* _WHAT TO WORK ON_
Print word for word the first line of the listing below and every line after it, through the line with "const weeks = [0, 1, 2, 3];". Leave out the pictures and the rest.

* _Rows from a dataset of charts and code_
—————

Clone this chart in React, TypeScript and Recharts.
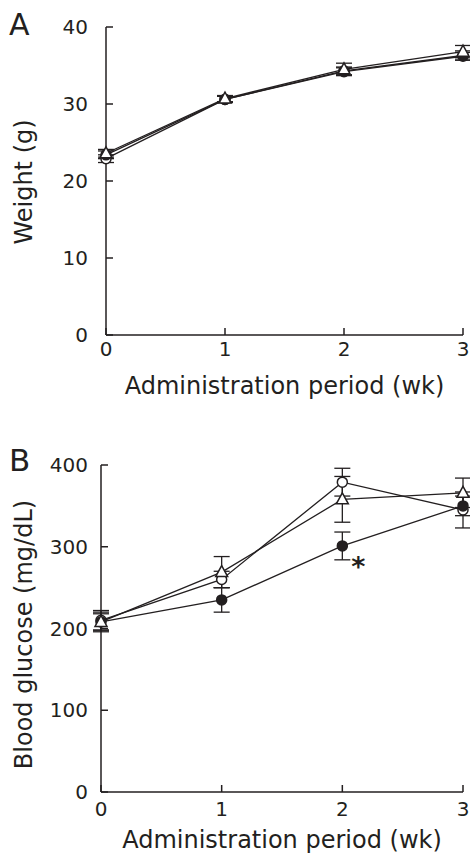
import React from "react";
import {
  LineChart,
  Line,
  XAxis,
  YAxis,
  ErrorBar,
  Label,
  LabelList,
} from "recharts";

const weeks = [0, 1, 2, 3];

// Panel A: body weight (g)
const weightOpen = [22.9, 30.6, 34.3, 36.3];
const weightOpenErr = [0.5, 0.4, 0.5, 0.6];
const weightFilled = [23.4, 30.6, 34.2, 36.2];
const weightFilledErr = [0.5, 0.4, 0.5, 0.5];
const weightTri = [23.6, 30.7, 34.5, 36.8];
const weightTriErr = [0.5, 0.4, 0.8, 0.8];
const weightTicks = [0, 10, 20, 30, 40];

// Panel B: blood glucose (mg/dL)
const glucoseOpen = [210, 260, 379, 345];
const glucoseOpenErr = [12, 10, 17, 22];
const glucoseFilled = [208, 235, 301, 350];
const glucoseFilledErr = [10, 15, 17, 12];
const glucoseTri = [208, 269, 358, 366];
const glucoseTriErr = [12, 19, 28, 18];
const glucoseSig = ["", "", "*", ""];
const glucoseTicks = [0, 100, 200, 300, 400];

const FONT = "'DejaVu Sans', Verdana, sans-serif";
const INK = "#231f20";

const weightData = weeks.map((w, i) => ({
  week: w,
  open: weightOpen[i],
  openErr: weightOpenErr[i],
  filled: weightFilled[i],
  filledErr: weightFilledErr[i],
  tri: weightTri[i],
  triErr: weightTriErr[i],
}));

const glucoseData = weeks.map((w, i) => ({
  week: w,
  open: glucoseOpen[i],
  openErr: glucoseOpenErr[i],
  filled: glucoseFilled[i],
  filledErr: glucoseFilledErr[i],
  tri: glucoseTri[i],
  triErr: glucoseTriErr[i],
  sig: glucoseSig[i],
}));

const Marker = ({ cx, cy, kind }: { cx?: number; cy?: number; kind: string }) => {
  if (cx == null || cy == null) return null;
  if (kind === "tri") {
    return (
      <path
        d={`M${cx},${cy - 6.5} L${cx + 6},${cy + 4.5} L${cx - 6},${cy + 4.5} Z`}
        fill="#fff"
        stroke={INK}
        strokeWidth={1.5}
      />
    );
  }
  return (
    <circle
      cx={cx}
      cy={cy}
      r={5}
      fill={kind === "filled" ? INK : "#fff"}
      stroke={INK}
      strokeWidth={1.5}
    />
  );
};

const dotFor = (kind: string) => (p: any) => (
  <Marker key={`${kind}-${p.index}`} cx={p.cx} cy={p.cy} kind={kind} />
);

// rotated y-axis title, centred on the plot height
const yTitle = (text: string, shift: number) => (props: any) => {
  const vb = props.viewBox || {};
  const cy = vb.y + vb.height / 2 + shift;
  return (
    <text
      x={24}
      y={cy}
      transform={`rotate(-90, 24, ${cy})`}
      textAnchor="middle"
      dominantBaseline="central"
      fontSize={24}
      fontFamily={FONT}
      fill={INK}
    >
      {text}
    </text>
  );
};

const Star = (props: any) => {
  const { x, y, value } = props;
  if (!value) return null;
  return (
    <text
      x={x + 16}
      y={y + 30}
      textAnchor="middle"
      fontSize={27}
      fontWeight="bold"
      fontFamily={FONT}
      fill={INK}
    >
      {value}
    </text>
  );
};

const tickStyle = { fill: INK, fontSize: 20, fontFamily: FONT };
const axisStroke = { stroke: INK, strokeWidth: 1.5 };
const titleStyle = { fontSize: 24, fontFamily: FONT, fill: INK };

export default function App() {
  const lines = (withStar: boolean) => [
    <Line
      key="open"
      dataKey="open"
      stroke={INK}
      strokeWidth={1.3}
      dot={dotFor("open")}
      isAnimationActive={false}
    >
      <ErrorBar dataKey="openErr" direction="y" width={8} stroke={INK} strokeWidth={1.3} />
    </Line>,
    <Line
      key="filled"
      dataKey="filled"
      stroke={INK}
      strokeWidth={1.3}
      dot={dotFor("filled")}
      isAnimationActive={false}
    >
      <ErrorBar dataKey="filledErr" direction="y" width={8} stroke={INK} strokeWidth={1.3} />
      {withStar && <LabelList dataKey="sig" content={<Star />} />}
    </Line>,
    <Line
      key="tri"
      dataKey="tri"
      stroke={INK}
      strokeWidth={1.3}
      dot={dotFor("tri")}
      isAnimationActive={false}
    >
      <ErrorBar dataKey="triErr" direction="y" width={8} stroke={INK} strokeWidth={1.3} />
    </Line>,
  ];

  return (
    <div
      style={{
        position: "absolute",
        left: 0,
        top: 0,
        width: 470,
        height: 854,
        background: "#fff",
        fontFamily: FONT,
        color: INK,
      }}
    >
      <div style={{ position: "absolute", left: 9, top: 7, fontSize: 30, lineHeight: "36px" }}>A</div>
      <div style={{ position: "absolute", left: 9, top: 442, fontSize: 31, lineHeight: "36px" }}>B</div>

      <div style={{ position: "absolute", left: 0, top: 0 }}>
        <LineChart
          width={470}
          height={400}
          data={weightData}
          margin={{ top: 27, right: 7, left: 46, bottom: 35 }}
        >
          <XAxis
            type="number"
            dataKey="week"
            domain={[0, 3]}
            ticks={weeks}
            height={30}
            tickSize={-7}
            tickMargin={14}
            tick={tickStyle}
            axisLine={axisStroke}
            tickLine={axisStroke}
          >
            <Label
              value="Administration period (wk)"
              position="bottom"
              offset={12}
              style={titleStyle}
            />
          </XAxis>
          <YAxis
            type="number"
            domain={[0, 40]}
            ticks={weightTicks}
            width={60}
            tickSize={-7}
            tickMargin={25}
            tick={tickStyle}
            axisLine={axisStroke}
            tickLine={axisStroke}
          >
            <Label content={yTitle("Weight (g)", 1)} />
          </YAxis>
          {lines(false)}
        </LineChart>
      </div>

      <div style={{ position: "absolute", left: 0, top: 420 }}>
        <LineChart
          width={470}
          height={434}
          data={glucoseData}
          margin={{ top: 45, right: 7, left: 41, bottom: 32 }}
        >
          <XAxis
            type="number"
            dataKey="week"
            domain={[0, 3]}
            ticks={weeks}
            height={30}
            tickSize={-7}
            tickMargin={17}
            tick={tickStyle}
            axisLine={axisStroke}
            tickLine={axisStroke}
          >
            <Label
              value="Administration period (wk)"
              position="bottom"
              offset={9}
              style={titleStyle}
            />
          </XAxis>
          <YAxis
            type="number"
            domain={[0, 400]}
            ticks={glucoseTicks}
            width={60}
            tickSize={-7}
            tickMargin={20}
            tick={tickStyle}
            axisLine={axisStroke}
            tickLine={axisStroke}
          >
            <Label content={yTitle("Blood glucose (mg/dL)", 6)} />
          </YAxis>
          {lines(true)}
        </LineChart>
      </div>
    </div>
  );
}
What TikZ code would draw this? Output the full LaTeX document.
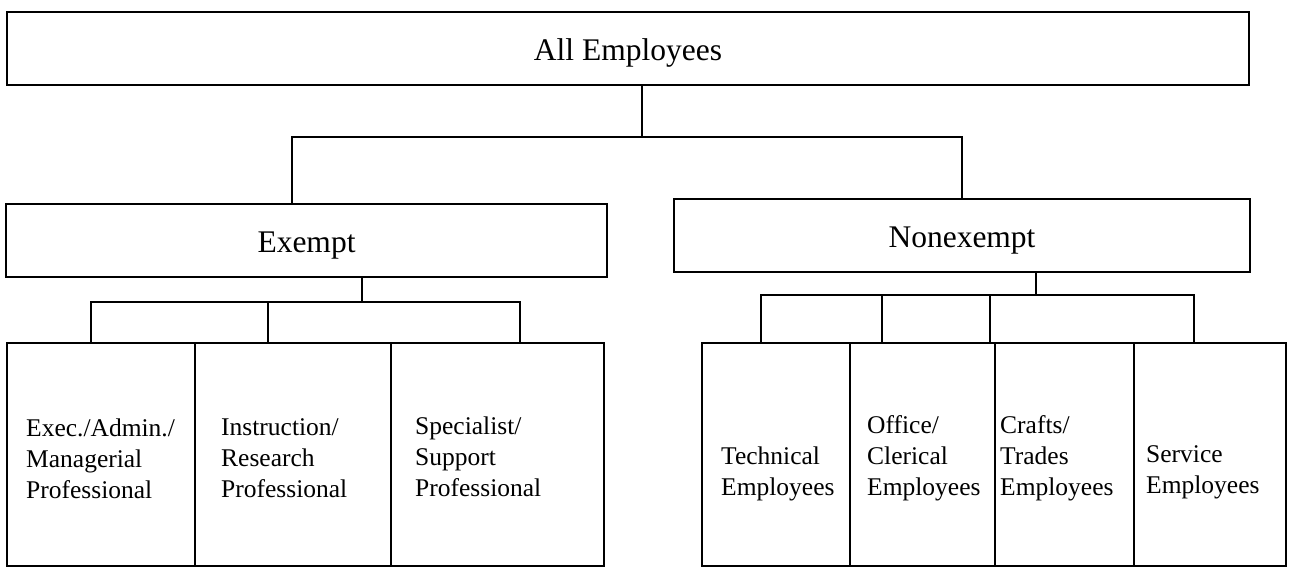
\documentclass[tikz,border=0pt]{standalone}
\usepackage{fontspec}
\setmainfont{Liberation Serif}
\usetikzlibrary{positioning}
\tikzset{
  box/.style={draw, line width=2.4pt, inner sep=0pt, outer sep=0pt},
  head/.style={box, minimum height=73, text height=24pt, text depth=0pt},
  cell/.style={box, minimum height=223, anchor=west},
  lbl/.style={align=left, inner sep=0pt, anchor=west, font=\fontsize{25.5}{31}\selectfont},
  con/.style={line width=1.8pt},
}
\begin{document}
\begin{tikzpicture}[x=1pt, y=-1pt, font=\fontsize{31.5}{38}\selectfont]
%		\draw [help lines] (0,0) grid [step=50] (1291,570);
		\useasboundingbox (0,0) rectangle (1291,570);
		% first two levels
		\node [head, minimum width=1242] (all) at (628,48.5) {All Employees};
		\node [head, minimum width=601] (exempt) at (306.5,240.5) {Exempt};
		\node [head, minimum width=576] (nonexempt) at (962,235.5) {Nonexempt};
		% exempt groups
		\node [cell, minimum width=188] (e1) at (7,454.5) {};
		\node [cell, minimum width=196, right=0pt of e1] (e2) {};
		\node [cell, minimum width=213, right=0pt of e2] (e3) {};
		\node [lbl] (e1t) at ([xshift=19pt, yshift=-4pt]e1.west) {Exec./Admin./\\Managerial\\Professional};
		\node [lbl] (e2t) at ([xshift=26pt, yshift=-4pt]e2.west) {Instruction/\\Research\\Professional};
		\node [lbl] (e3t) at ([xshift=24pt, yshift=-2pt]e3.west) {Specialist/\\Support\\Professional};
		% nonexempt groups
		\node [cell, minimum width=148] (n1) at (702,454.5) {};
		\node [cell, minimum width=145, right=0pt of n1] (n2) {};
		\node [cell, minimum width=139, right=0pt of n2] (n3) {};
		\node [cell, minimum width=152, right=0pt of n3] (n4) {};
		\node [lbl] (n1t) at ([xshift=19pt, yshift=-19pt]n1.west) {Technical\\Employees};
		\node [lbl] (n2t) at ([xshift=17pt, yshift=-4pt]n2.west) {Office/\\Clerical\\Employees};
		\node [lbl] (n3t) at ([xshift=5pt, yshift=-4pt]n3.west) {Crafts/\\Trades\\Employees};
		\node [lbl] (n4t) at ([xshift=12pt, yshift=-18pt]n4.west) {Service\\Employees};
		% connectors
		\coordinate (busA) at (642,137);
		\coordinate (busL) at (292,137);
		\coordinate (busR) at (962,137);
		\draw [con] (all.south -| busA) -- (busA);
		\draw [con] (exempt.north -| busL) -- (busL) -- (busR) -- (nonexempt.north);
		\coordinate (exA) at (362,302);
		\coordinate (ex1) at (91,302);
		\coordinate (ex2) at (268,302);
		\coordinate (ex3) at (520,302);
		\draw [con] (exempt.south -| exA) -- (exA);
		\draw [con] (e1.north -| ex1) -- (ex1) -- (ex3) -- (e3.north -| ex3);
		\draw [con] (e2.north -| ex2) -- (ex2);
		\coordinate (nxA) at (1036,295);
		\coordinate (nx1) at (761,295);
		\coordinate (nx2) at (882,295);
		\coordinate (nx3) at (990,295);
		\coordinate (nx4) at (1194,295);
		\draw [con] (nonexempt.south -| nxA) -- (nxA);
		\draw [con] (n1.north -| nx1) -- (nx1) -- (nx4) -- (n4.north -| nx4);
		\draw [con] (n2.north -| nx2) -- (nx2);
		\draw [con] (n2.north -| nx3) -- (nx3);
\end{tikzpicture}
\end{document}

—————

* _SOLUTION FOR THIS EXERCISE_
Clone this chart in React, TypeScript and Recharts.
import React from "react";
import {
  LineChart,
  Line,
  XAxis,
  YAxis,
  ErrorBar,
  Label,
  LabelList,
} from "recharts";

const weeks = [0, 1, 2, 3];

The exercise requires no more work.